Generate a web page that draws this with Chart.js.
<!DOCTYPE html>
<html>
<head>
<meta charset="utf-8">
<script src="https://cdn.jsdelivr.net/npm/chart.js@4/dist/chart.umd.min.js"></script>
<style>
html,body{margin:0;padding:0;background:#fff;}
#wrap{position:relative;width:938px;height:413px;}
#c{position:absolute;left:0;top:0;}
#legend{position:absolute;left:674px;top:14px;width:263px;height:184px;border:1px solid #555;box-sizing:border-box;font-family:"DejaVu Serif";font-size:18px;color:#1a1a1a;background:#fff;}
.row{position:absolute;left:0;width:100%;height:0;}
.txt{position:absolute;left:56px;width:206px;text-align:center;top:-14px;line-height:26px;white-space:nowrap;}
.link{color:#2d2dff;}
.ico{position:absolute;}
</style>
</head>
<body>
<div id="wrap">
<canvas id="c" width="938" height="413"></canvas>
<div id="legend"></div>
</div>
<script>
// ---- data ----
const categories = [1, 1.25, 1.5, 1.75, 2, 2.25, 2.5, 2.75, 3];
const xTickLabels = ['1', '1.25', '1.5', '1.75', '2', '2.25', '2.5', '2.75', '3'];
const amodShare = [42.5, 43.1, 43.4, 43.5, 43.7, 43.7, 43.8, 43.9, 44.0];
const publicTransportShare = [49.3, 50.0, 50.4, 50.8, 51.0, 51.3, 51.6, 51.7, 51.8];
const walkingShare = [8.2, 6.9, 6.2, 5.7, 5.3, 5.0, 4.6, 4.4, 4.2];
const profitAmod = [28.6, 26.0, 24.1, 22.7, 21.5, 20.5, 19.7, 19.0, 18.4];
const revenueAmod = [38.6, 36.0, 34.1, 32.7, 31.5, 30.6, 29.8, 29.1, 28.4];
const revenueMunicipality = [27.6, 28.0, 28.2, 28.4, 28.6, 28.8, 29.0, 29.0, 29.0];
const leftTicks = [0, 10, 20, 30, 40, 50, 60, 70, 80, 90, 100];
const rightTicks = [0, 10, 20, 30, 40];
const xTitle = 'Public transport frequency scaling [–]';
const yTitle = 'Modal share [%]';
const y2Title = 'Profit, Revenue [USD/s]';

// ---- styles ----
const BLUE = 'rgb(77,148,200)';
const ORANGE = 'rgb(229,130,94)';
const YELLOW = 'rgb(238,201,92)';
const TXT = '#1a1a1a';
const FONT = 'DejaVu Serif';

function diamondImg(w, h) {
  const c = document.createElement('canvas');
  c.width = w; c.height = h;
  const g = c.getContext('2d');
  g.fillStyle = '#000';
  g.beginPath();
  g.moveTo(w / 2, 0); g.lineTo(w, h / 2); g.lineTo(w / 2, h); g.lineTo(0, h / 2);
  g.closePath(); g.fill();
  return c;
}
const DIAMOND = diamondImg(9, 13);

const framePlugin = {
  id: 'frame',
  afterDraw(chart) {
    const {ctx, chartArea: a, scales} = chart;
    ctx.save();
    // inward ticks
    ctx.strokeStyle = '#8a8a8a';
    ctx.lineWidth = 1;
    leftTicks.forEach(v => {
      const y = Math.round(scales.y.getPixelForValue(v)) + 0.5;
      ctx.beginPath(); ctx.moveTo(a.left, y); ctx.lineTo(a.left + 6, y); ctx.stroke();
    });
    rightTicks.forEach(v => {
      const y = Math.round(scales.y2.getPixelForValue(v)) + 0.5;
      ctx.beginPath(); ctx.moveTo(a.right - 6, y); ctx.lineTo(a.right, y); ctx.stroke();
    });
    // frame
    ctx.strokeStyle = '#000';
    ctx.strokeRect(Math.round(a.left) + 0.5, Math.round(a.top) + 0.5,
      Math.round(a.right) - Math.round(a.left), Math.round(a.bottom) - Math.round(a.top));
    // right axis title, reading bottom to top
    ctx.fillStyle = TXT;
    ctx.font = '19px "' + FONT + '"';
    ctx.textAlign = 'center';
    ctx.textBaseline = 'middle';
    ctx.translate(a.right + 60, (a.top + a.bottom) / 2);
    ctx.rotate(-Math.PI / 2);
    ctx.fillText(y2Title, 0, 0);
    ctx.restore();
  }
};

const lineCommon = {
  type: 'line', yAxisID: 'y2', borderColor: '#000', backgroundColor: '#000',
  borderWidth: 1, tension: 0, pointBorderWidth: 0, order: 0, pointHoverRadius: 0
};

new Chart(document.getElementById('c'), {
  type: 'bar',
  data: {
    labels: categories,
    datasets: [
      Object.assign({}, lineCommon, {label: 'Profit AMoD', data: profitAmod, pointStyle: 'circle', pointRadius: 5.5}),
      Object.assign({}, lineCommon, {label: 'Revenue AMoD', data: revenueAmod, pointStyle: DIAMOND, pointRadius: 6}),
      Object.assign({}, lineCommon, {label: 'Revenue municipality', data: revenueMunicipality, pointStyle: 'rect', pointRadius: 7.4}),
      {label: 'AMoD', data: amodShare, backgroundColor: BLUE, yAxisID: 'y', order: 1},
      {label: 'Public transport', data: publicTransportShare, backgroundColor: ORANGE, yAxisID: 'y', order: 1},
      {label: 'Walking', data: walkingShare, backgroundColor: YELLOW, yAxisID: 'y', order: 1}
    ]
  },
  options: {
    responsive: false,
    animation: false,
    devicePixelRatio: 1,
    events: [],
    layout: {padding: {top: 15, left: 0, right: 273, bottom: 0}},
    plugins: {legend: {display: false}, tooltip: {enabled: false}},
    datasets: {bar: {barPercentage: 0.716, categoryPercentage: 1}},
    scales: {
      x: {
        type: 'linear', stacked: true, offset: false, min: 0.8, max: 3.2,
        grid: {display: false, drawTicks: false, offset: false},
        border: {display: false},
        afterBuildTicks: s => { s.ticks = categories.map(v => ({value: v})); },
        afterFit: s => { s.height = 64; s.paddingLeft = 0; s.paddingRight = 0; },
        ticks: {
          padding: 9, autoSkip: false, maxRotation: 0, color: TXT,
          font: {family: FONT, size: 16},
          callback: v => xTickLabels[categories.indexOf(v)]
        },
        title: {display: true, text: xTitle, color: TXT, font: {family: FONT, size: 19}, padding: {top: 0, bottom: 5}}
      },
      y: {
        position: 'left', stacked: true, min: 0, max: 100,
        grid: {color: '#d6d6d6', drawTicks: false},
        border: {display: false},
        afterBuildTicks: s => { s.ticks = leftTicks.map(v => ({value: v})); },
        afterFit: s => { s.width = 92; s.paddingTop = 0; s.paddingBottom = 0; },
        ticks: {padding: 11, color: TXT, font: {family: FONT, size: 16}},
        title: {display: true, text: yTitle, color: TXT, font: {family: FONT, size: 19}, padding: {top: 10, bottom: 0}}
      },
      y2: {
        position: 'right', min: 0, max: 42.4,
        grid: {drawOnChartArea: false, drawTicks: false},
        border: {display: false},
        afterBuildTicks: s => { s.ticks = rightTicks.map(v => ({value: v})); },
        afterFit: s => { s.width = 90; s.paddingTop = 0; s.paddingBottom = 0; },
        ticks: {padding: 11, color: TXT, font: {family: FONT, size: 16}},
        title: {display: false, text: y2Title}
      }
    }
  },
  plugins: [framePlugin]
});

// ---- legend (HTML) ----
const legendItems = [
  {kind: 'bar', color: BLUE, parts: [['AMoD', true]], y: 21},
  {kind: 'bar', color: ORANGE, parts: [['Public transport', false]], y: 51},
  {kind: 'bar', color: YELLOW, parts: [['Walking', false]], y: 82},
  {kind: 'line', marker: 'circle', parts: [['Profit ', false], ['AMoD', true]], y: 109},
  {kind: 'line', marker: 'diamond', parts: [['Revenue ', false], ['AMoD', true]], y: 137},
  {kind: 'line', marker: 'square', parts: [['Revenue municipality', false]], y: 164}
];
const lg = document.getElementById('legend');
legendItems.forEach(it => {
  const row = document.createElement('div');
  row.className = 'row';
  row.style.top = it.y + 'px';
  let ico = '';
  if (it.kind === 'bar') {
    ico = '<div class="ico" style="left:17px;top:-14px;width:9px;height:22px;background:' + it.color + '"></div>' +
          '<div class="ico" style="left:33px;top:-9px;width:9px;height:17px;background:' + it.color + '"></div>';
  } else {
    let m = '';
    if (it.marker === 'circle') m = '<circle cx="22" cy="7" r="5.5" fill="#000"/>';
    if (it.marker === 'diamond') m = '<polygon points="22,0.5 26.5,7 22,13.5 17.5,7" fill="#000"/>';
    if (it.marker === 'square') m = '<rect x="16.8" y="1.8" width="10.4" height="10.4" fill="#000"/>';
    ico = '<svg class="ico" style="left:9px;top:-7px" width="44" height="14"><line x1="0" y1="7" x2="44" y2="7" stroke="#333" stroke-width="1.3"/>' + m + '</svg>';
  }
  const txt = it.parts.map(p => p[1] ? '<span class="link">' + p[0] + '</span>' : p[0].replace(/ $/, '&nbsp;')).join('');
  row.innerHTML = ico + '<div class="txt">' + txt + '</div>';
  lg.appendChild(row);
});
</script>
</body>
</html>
------------
Challenge - Copy out only the lines running from the beginning of the data to the line with "const DIAMOND = diamondImg(9, 13);", both ends included.

Solution to this exercise -
Generate a web page that draws this with Chart.js.
<!DOCTYPE html>
<html>
<head>
<meta charset="utf-8">
<script src="https://cdn.jsdelivr.net/npm/chart.js@4/dist/chart.umd.min.js"></script>
<style>
html,body{margin:0;padding:0;background:#fff;}
#wrap{position:relative;width:938px;height:413px;}
#c{position:absolute;left:0;top:0;}
#legend{position:absolute;left:674px;top:14px;width:263px;height:184px;border:1px solid #555;box-sizing:border-box;font-family:"DejaVu Serif";font-size:18px;color:#1a1a1a;background:#fff;}
.row{position:absolute;left:0;width:100%;height:0;}
.txt{position:absolute;left:56px;width:206px;text-align:center;top:-14px;line-height:26px;white-space:nowrap;}
.link{color:#2d2dff;}
.ico{position:absolute;}
</style>
</head>
<body>
<div id="wrap">
<canvas id="c" width="938" height="413"></canvas>
<div id="legend"></div>
</div>
<script>
// ---- data ----
const categories = [1, 1.25, 1.5, 1.75, 2, 2.25, 2.5, 2.75, 3];
const xTickLabels = ['1', '1.25', '1.5', '1.75', '2', '2.25', '2.5', '2.75', '3'];
const amodShare = [42.5, 43.1, 43.4, 43.5, 43.7, 43.7, 43.8, 43.9, 44.0];
const publicTransportShare = [49.3, 50.0, 50.4, 50.8, 51.0, 51.3, 51.6, 51.7, 51.8];
const walkingShare = [8.2, 6.9, 6.2, 5.7, 5.3, 5.0, 4.6, 4.4, 4.2];
const profitAmod = [28.6, 26.0, 24.1, 22.7, 21.5, 20.5, 19.7, 19.0, 18.4];
const revenueAmod = [38.6, 36.0, 34.1, 32.7, 31.5, 30.6, 29.8, 29.1, 28.4];
const revenueMunicipality = [27.6, 28.0, 28.2, 28.4, 28.6, 28.8, 29.0, 29.0, 29.0];
const leftTicks = [0, 10, 20, 30, 40, 50, 60, 70, 80, 90, 100];
const rightTicks = [0, 10, 20, 30, 40];
const xTitle = 'Public transport frequency scaling [–]';
const yTitle = 'Modal share [%]';
const y2Title = 'Profit, Revenue [USD/s]';

// ---- styles ----
const BLUE = 'rgb(77,148,200)';
const ORANGE = 'rgb(229,130,94)';
const YELLOW = 'rgb(238,201,92)';
const TXT = '#1a1a1a';
const FONT = 'DejaVu Serif';

function diamondImg(w, h) {
  const c = document.createElement('canvas');
  c.width = w; c.height = h;
  const g = c.getContext('2d');
  g.fillStyle = '#000';
  g.beginPath();
  g.moveTo(w / 2, 0); g.lineTo(w, h / 2); g.lineTo(w / 2, h); g.lineTo(0, h / 2);
  g.closePath(); g.fill();
  return c;
}
const DIAMOND = diamondImg(9, 13);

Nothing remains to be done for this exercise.